Whenever you use a switch statement, make sure to handle all cases. There's a trick using the never
type to assert that all cases are handled:
function foo(color: Color) {
switch (color) {
case "primary":
return {
/* ... */
};
case "secondary":
return {
/* ... */
};
default:
assertUnreachable(color);
}
}
function assertUnreachable(_value: never): never {
throw new Error("Statement should be unreachable");
}
If all cases are handled, color
will be of type never
in the default case. If a new color is added, the compiler will show an error:
Argument of type 'string' is not assignable to parameter of type 'never'.
Unions
Let's say you have two interfaces, EmailLink
and WebLink
.
interface WebLink {
type: LinkType.WEB;
url: string;
}
interface EmailLink {
type: LinkType.EMAIL;
email: string;
}
Now you want to have a generic type Link
that supports both types. You could create an interface and extend the two existing interfaces with it:
interface Link {
type: LinkType;
}
interface EmailLink extends Link {
/* ... */
}
interface WebLink extends Link {
/* ... */
}
This approach works but is problematic as it doesn't support type inference. Given a function openLink()
that receives a link, you have to type cast the object based on the type
property:
function openLink(link: Link) {
if (link.type === LinkType.EMAIL) {
const emailLink = link as EmailLink;
// ...
} else if (link.type === LinkType.WEB) {
const webLink = link as WebLink;
// ...
}
}
A better way is using a union type which automatically infers the type when checking the type
property without the need for type casting:
type Link = WebLink | EmailLink;
Now the openLink()
function doesn't have to type cast the link:
function openLink(link: Link) {
if (link.type === LinkType.EMAIL) {
// TypeScript knows that `link` is an EmailLink
window.open(`mailto:${link.email}`);
} else if (link.type === LinkType.WEB) {
// TypeScript knows that `link` is a WebLink
window.open(link.url);
}
}
Translations
TypeScript is not just for your application code but for your translations too. If and how to use TypeScript for translations depends on how you handle translations and what library you use.
If you use an extraction tool, that automatically creates the translation files from your code base, you may not need (or be able) to use TypeScript.
Some translation libraries like i18next provide a way to work with translation keys in a type safe way. Other libraries like Transloco for Angular don't support this out of the box.
Translation files don't have to be JSONs, you can use TypeScript files too. This way you can ensure that all translations have the same keys and no translations are missing in a language. In addition, you can define a TranslationKey
type that gives you all valid keys (which is possible with JSONs too).
// en-US.ts
const enUS = {
key1: "Hello",
key2: "Goodbye",
};
export type Translations = typeof enUS;
export type TranslationKey = keyof Translations;
// de-DE.ts
import type { Translations } from "./en-US";
// TypeScript warns you about the missing key `key2`
const deDE: Translations = {
key1: "Hallo",
};
Now let's say you have a Status
enum and want to display a translated label in the UI. Thanks to the TranslationKey
type you can ensure that a translation exists for each enum value:
const label: TranslationKey = `some-component.status.${myEnumValue}`;
You can also make it more explicit if you want:
type StatusTranslation =
`some-component.status.${Status}` extends TranslationKey
? `some-component.status.${Status}`
: never;
const label: StatusTranslation = `some-component.status.${Status.Draft}`;
Satisfies operator
TypeScript 4.9 introduced the new satisfies
operator.

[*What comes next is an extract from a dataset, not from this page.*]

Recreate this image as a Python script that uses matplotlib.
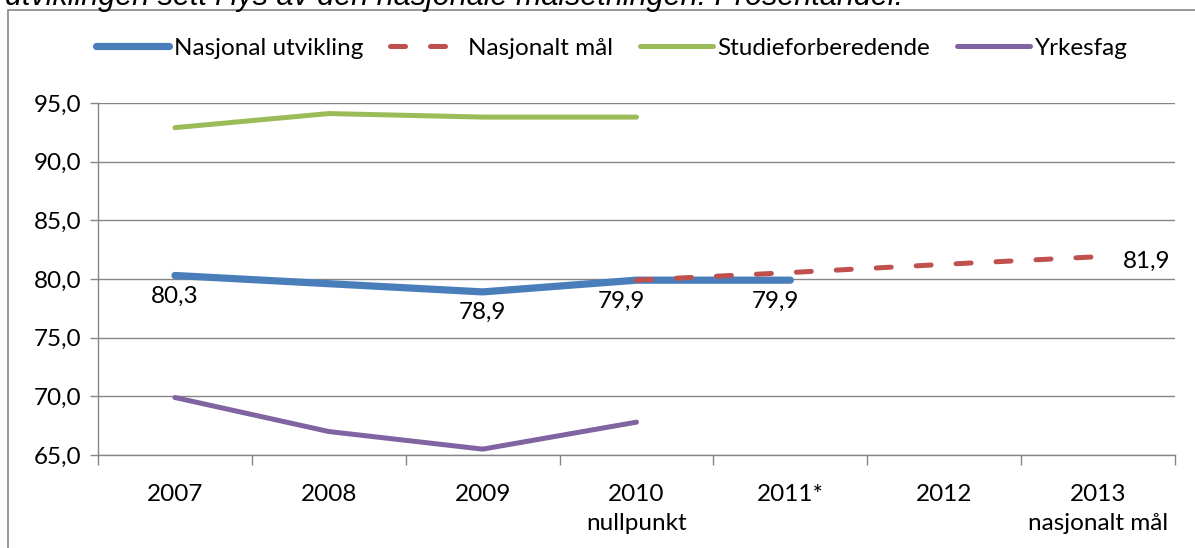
import matplotlib
matplotlib.use("Agg")
import matplotlib.pyplot as plt
from matplotlib.lines import Line2D
from matplotlib.patches import Rectangle

plt.rcParams['font.family'] = ['Lato', 'DejaVu Sans']

categories = ["2007", "2008", "2009", "2010\nnullpunkt", "2011*", "2012", "2013\nnasjonalt mål"]
nasjonal_utvikling = [80.3, 79.6, 78.9, 79.9, 79.9]
nasjonalt_maal = [79.9, 80.55, 81.25, 81.9]          # 2010-2013
studieforberedende = [92.9, 94.1, 93.8, 93.8]          # 2007-2010
yrkesfag = [69.9, 67.0, 65.5, 67.8]                    # 2007-2010
yticks = [65.0, 70.0, 75.0, 80.0, 85.0, 90.0, 95.0]
title = "utviklingen sett i lys av den nasjonale målsetningen. Prosentandel."

BLUE = "#4a7ebb"
RED = "#c0504d"
GREEN = "#9bbb59"
PURPLE = "#8064a2"
FS = 17.5

fig = plt.figure(figsize=(11.95, 5.48), dpi=100)
ax = fig.add_axes([98/1195, 1-455/548, (1175-98)/1195, (455-103)/548])

x_all = list(range(len(categories)))
ax.plot(x_all[:len(studieforberedende)], studieforberedende, color=GREEN, lw=3.6,
        solid_capstyle='round', solid_joinstyle='round', zorder=3)
ax.plot(x_all[:len(yrkesfag)], yrkesfag, color=PURPLE, lw=3.6,
        solid_capstyle='round', solid_joinstyle='round', zorder=3)
ax.plot(x_all[:len(nasjonal_utvikling)], nasjonal_utvikling, color=BLUE, lw=5.2,
        solid_capstyle='round', solid_joinstyle='round', zorder=3)
start = 3
ax.plot(x_all[start:start+len(nasjonalt_maal)], nasjonalt_maal, color=RED, lw=3.6,
        dashes=(3, 5), dash_capstyle='round', zorder=4)

def fmt(v):
    return f"{v:.1f}".replace(".", ",")

# data labels
for i in [0, 2, 3, 4]:
    dx = -11 if i in (3, 4) else 0
    ax.annotate(fmt(nasjonal_utvikling[i]), (x_all[i], nasjonal_utvikling[i]),
                xytext=(dx, -15), textcoords='offset points', ha='center', va='center',
                fontsize=FS, color='black', zorder=5)
ax.annotate(fmt(nasjonalt_maal[-1]), (x_all[start+len(nasjonalt_maal)-1], nasjonalt_maal[-1]),
            xytext=(35, -3), textcoords='offset points', ha='center', va='center',
            fontsize=FS, color='black', zorder=5)

ax.set_xlim(-0.5, len(categories)-0.5)
ax.set_ylim(65, 95)
ax.set_yticks(yticks)
ax.set_yticklabels([fmt(v) for v in yticks], fontsize=FS)
ax.set_xticks(x_all)
ax.set_xticklabels(categories, fontsize=FS, linespacing=1.45, va='top')
ax.set_xticks([i - 0.5 for i in range(len(categories)+1)], minor=True)
ax.tick_params(axis='x', which='major', length=0, pad=21)
ax.tick_params(axis='x', which='minor', length=7, color='#868686', width=1)
ax.tick_params(axis='y', length=6, color='#868686', width=1, pad=6)
ax.grid(axis='y', color='#868686', lw=1)
ax.set_axisbelow(True)
for s in ['top', 'right']:
    ax.spines[s].set_visible(False)
for s in ['left', 'bottom']:
    ax.spines[s].set_color('#868686')
    ax.spines[s].set_linewidth(1)

handles = [
    Line2D([], [], color=BLUE, lw=5.2, solid_capstyle='round'),
    Line2D([], [], color=RED, lw=3.6, dashes=(3, 5), dash_capstyle='round'),
    Line2D([], [], color=GREEN, lw=3.6, solid_capstyle='round'),
    Line2D([], [], color=PURPLE, lw=3.6, solid_capstyle='round'),
]
labels = ["Nasjonal utvikling", "Nasjonalt mål", "Studieforberedende", "Yrkesfag"]
fig.legend(handles, labels, loc='center', bbox_to_anchor=(612/1195, 1-48/548), ncol=4,
           frameon=False, fontsize=FS, handlelength=3.0, handletextpad=0.2, columnspacing=1.1)

# outer frame
fig.patches.append(Rectangle((8/1195, -0.1), 1.2, 1-10/548+0.1, transform=fig.transFigure,
                             fill=False, edgecolor='#868686', lw=1.2))
fig.text(5/1195, 1-5/548, title, fontsize=22, style='italic', family='Liberation Sans',
         ha='left', va='baseline', color='black')

fig.savefig("out.png", dpi=100)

Using the satisfies
operator you can ensure an object is of a given type while preserving the actual type of the object.
Given the following User
interface and user
object:
interface User {
firstName: string;
lastName: string;
metadata: Record<string, string>;
}
const user: User = {
firstName: "",
lastName: "",
metadata: {
pet: "Cat",
},
};
The user
object is now of type User
and user.metadata
resolves to a generic Record<string, string>
object. Accessing user.metadata.pet
is not type safe anymore.
// Not type safe anymore
console.log(user.metadata.pet);
// `dog` doesn't exist but no error :(
console.log(user.metadata.dog);
So far we had to use functions to improve type safety for such use cases (which is still useful if you use an older TypeScript version):
function createUser<U extends User>(user: U) {
return user;
}
const user = createUser({
firstName: "John",
lastName: "Doe",
metadata: { pet: "Cat" },
});
// Type safe ✅
console.log(user.metadata.pet);
With satisfies
we don't need the runtime function:
const user = {
firstName: "John",
lastName: "Doe",
metadata: { pet: "Cat" },
} satisfies User;
// Type safe ✅
console.log(user.metadata.pet);
Template literals and primitive types
The example below is a function that expects an ISO date string and formats the date.

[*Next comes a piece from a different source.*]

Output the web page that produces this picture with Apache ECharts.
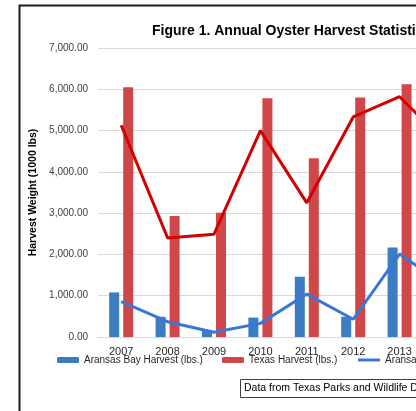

function formatDate(isoDateString: string) {
const formattedDate = "...";
return formattedDate;
}
The function accepts an ISO date string but uses the generic string
primitive type. To make your code more expressive you should create an alias type for it:
type DateISOString = string;
function formatDate(date: DateISOString) {
const formattedDate = "...";
return formattedDate;
}
However, there is a limitation: when calling the function your IDE may still just show string
instead of DateISOString
. But it's still helpful when reading the function code.
If a value is not just any string but has a specific format, you can use template literal types to make the format more explicit. For the DateISOString
this would be something like this:
type DateISOString =
`${number}-${number}-${number}T${number}:${number}:${number}.${number}Z`;
This type doesn't enforce a valid ISO string, you can still pass an invalid date like 0-0-0T0:0:0.000Z
. But it helps developers to know the expected format.

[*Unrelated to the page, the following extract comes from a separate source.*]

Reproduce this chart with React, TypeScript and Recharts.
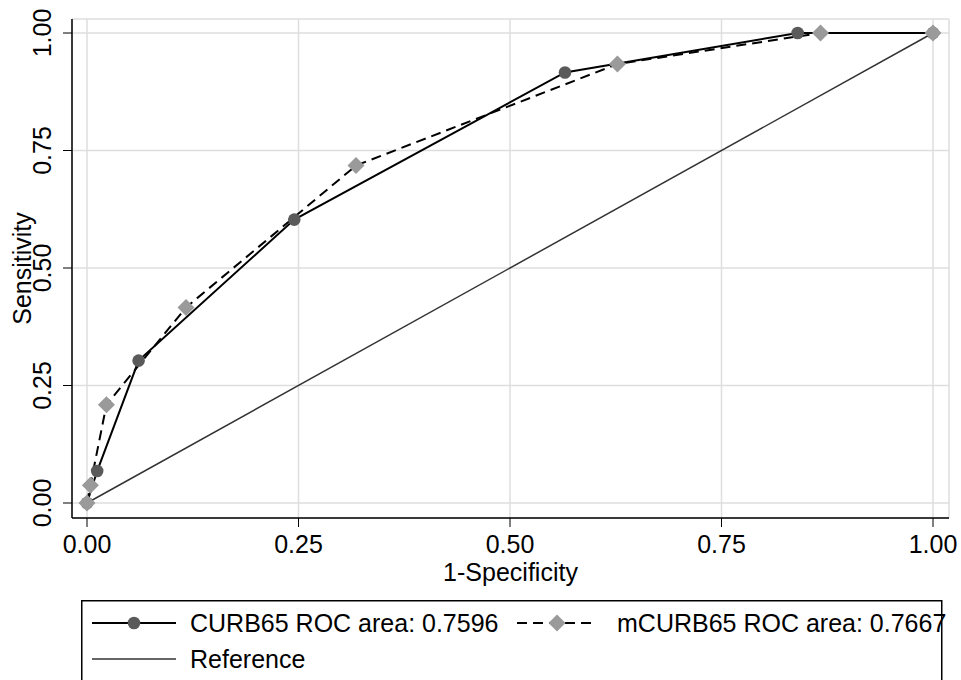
import { ComposedChart, Line, XAxis, YAxis, CartesianGrid, Label } from 'recharts';

// ROC points: [1-specificity, sensitivity]
const curbX = [0, 0.012, 0.061, 0.245, 0.565, 0.84, 1];
const curbY = [0, 0.068, 0.303, 0.603, 0.916, 1, 1];
const mcurbX = [0, 0.004, 0.023, 0.117, 0.318, 0.627, 0.867, 1];
const mcurbY = [0, 0.038, 0.209, 0.416, 0.718, 0.934, 1, 1];
const refX = [0, 1];
const refY = [0, 1];
const ticks = [0, 0.25, 0.5, 0.75, 1];
const tickLabels = ['0.00', '0.25', '0.50', '0.75', '1.00'];
const legendLabels = ['CURB65 ROC area: 0.7596', 'mCURB65 ROC area: 0.7667', 'Reference'];

const toPoints = (xs: number[], ys: number[]) => xs.map((x, i) => ({ x, y: ys[i] }));
const curb = toPoints(curbX, curbY);
const mcurb = toPoints(mcurbX, mcurbY);
const ref = toPoints(refX, refY);

const FONT = '"Liberation Sans", Arial, Helvetica, sans-serif';
const FS = 25;
const fmt = (v: number) => tickLabels[ticks.indexOf(v)] ?? v.toFixed(2);

const Circle = (props: any) => {
    const { cx, cy, index } = props;
    return <circle key={'c' + index} cx={cx} cy={cy} r={6.3} fill="#5a5a5a" stroke="none" />;
};

const Diamond = (props: any) => {
    const { cx, cy, index } = props;
    const s = 8.5;
    return <path key={'d' + index} d={`M${cx},${cy - s}L${cx + s},${cy}L${cx},${cy + s}L${cx - s},${cy}Z`} fill="#9a9a9a" stroke="none" />;
};

const YTick = (props: any) => {
    const { x, y, payload } = props;
    const bx = x - 10;
    return <text x={bx} y={y} transform={`rotate(-90, ${bx}, ${y})`} textAnchor="middle" fontSize={FS} fontFamily={FONT} fill="#000">
        {fmt(payload.value)}
    </text>;
};

const ChartLegend = () => <svg width={880} height={80} style={{ position: 'absolute', left: 81, top: 600 }}>
    <rect x={0.75} y={0.75} width={860} height={200} fill="#fff" stroke="#000" strokeWidth={1.5} />
    <line x1={11} y1={23} x2={95} y2={23} stroke="#000" strokeWidth={2} />
    <circle cx={53} cy={23} r={6.3} fill="#5a5a5a" />
    <text x={109} y={32} fontSize={FS} fontFamily={FONT}>{legendLabels[0]}</text>
    <line x1={436} y1={23} x2={515} y2={23} stroke="#000" strokeWidth={2} strokeDasharray="10 6" />
    <path d="M476,14.5L484.5,23L476,31.5L467.5,23Z" fill="#9a9a9a" />
    <text x={536} y={32} fontSize={FS} fontFamily={FONT}>{legendLabels[1]}</text>
    <line x1={11} y1={59} x2={95} y2={59} stroke="#333" strokeWidth={1.5} />
    <text x={109} y={68} fontSize={FS} fontFamily={FONT}>{legendLabels[2]}</text>
</svg>;

export default function App() {
    return <div style={{ position: 'absolute', left: 0, top: 0, width: 961, height: 680, background: '#fff' }}>
        <ComposedChart
            width={961}
            height={680}
            margin={{ top: 19, right: 12, left: 0, bottom: 92 }}
        >
            <CartesianGrid xAxisId="main" yAxisId="main" stroke="#dedede" strokeWidth={1.5} />
            <XAxis
                xAxisId="main"
                dataKey="x"
                type="number"
                domain={[0, 1]}
                ticks={ticks}
                tickFormatter={fmt}
                padding={{ left: 15, right: 16 }}
                height={70}
                tickSize={9}
                tickMargin={8}
                stroke="#000"
                tick={{ fontSize: FS, fontFamily: FONT, fill: '#000' }}
                axisLine={{ stroke: '#000', strokeWidth: 1.5 }}
            >
                <Label content={(p: any) => <text x={p.viewBox.x + p.viewBox.width / 2} y={581} textAnchor="middle" fontSize={FS} fontFamily={FONT} fill="#000">1-Specificity</text>} />
            </XAxis>
            <XAxis xAxisId="top" orientation="top" type="number" domain={[0, 1]} height={0} tick={false} tickLine={false} axisLine={{ stroke: '#000', strokeWidth: 1.5 }} />
            <YAxis
                yAxisId="main"
                type="number"
                domain={[0, 1]}
                ticks={ticks}
                padding={{ top: 14, bottom: 15 }}
                width={72}
                tickSize={9}
                stroke="#000"
                tick={<YTick />}
                axisLine={{ stroke: '#000', strokeWidth: 1.5 }}
            >
                <Label content={(p: any) => {
                    const cy = p.viewBox.y + p.viewBox.height / 2;
                    return <text x={31} y={cy} transform={`rotate(-90, 31, ${cy})`} textAnchor="middle" fontSize={FS} fontFamily={FONT} fill="#000">Sensitivity</text>;
                }} />
            </YAxis>
            <YAxis yAxisId="right" orientation="right" type="number" domain={[0, 1]} width={0} tick={false} tickLine={false} axisLine={{ stroke: '#000', strokeWidth: 1.5 }} />
            <Line xAxisId="main" yAxisId="main" data={curb} dataKey="y" type="linear" stroke="#000" strokeWidth={2} dot={Circle} activeDot={false} isAnimationActive={false} />
            <Line xAxisId="main" yAxisId="main" data={mcurb} dataKey="y" type="linear" stroke="#000" strokeWidth={2} strokeDasharray="10 6" dot={Diamond} activeDot={false} isAnimationActive={false} />
            <Line xAxisId="main" yAxisId="main" data={ref} dataKey="y" type="linear" stroke="#333" strokeWidth={1.5} dot={false} activeDot={false} isAnimationActive={false} />
        </ComposedChart>
        <ChartLegend />
    </div>;
}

Template literal types are useful to define the expected format instead of using a generic string. That doesn't mean you should always use them. In case of an ISO string it's probably better to use just string
. The expected format is known anyway (not something specific to your application) and it's unlikely that you manually create a string, but you will use something like date.toISOString()
instead.
That's it. I hope you learned something new and the tips help you to write better TypeScript code.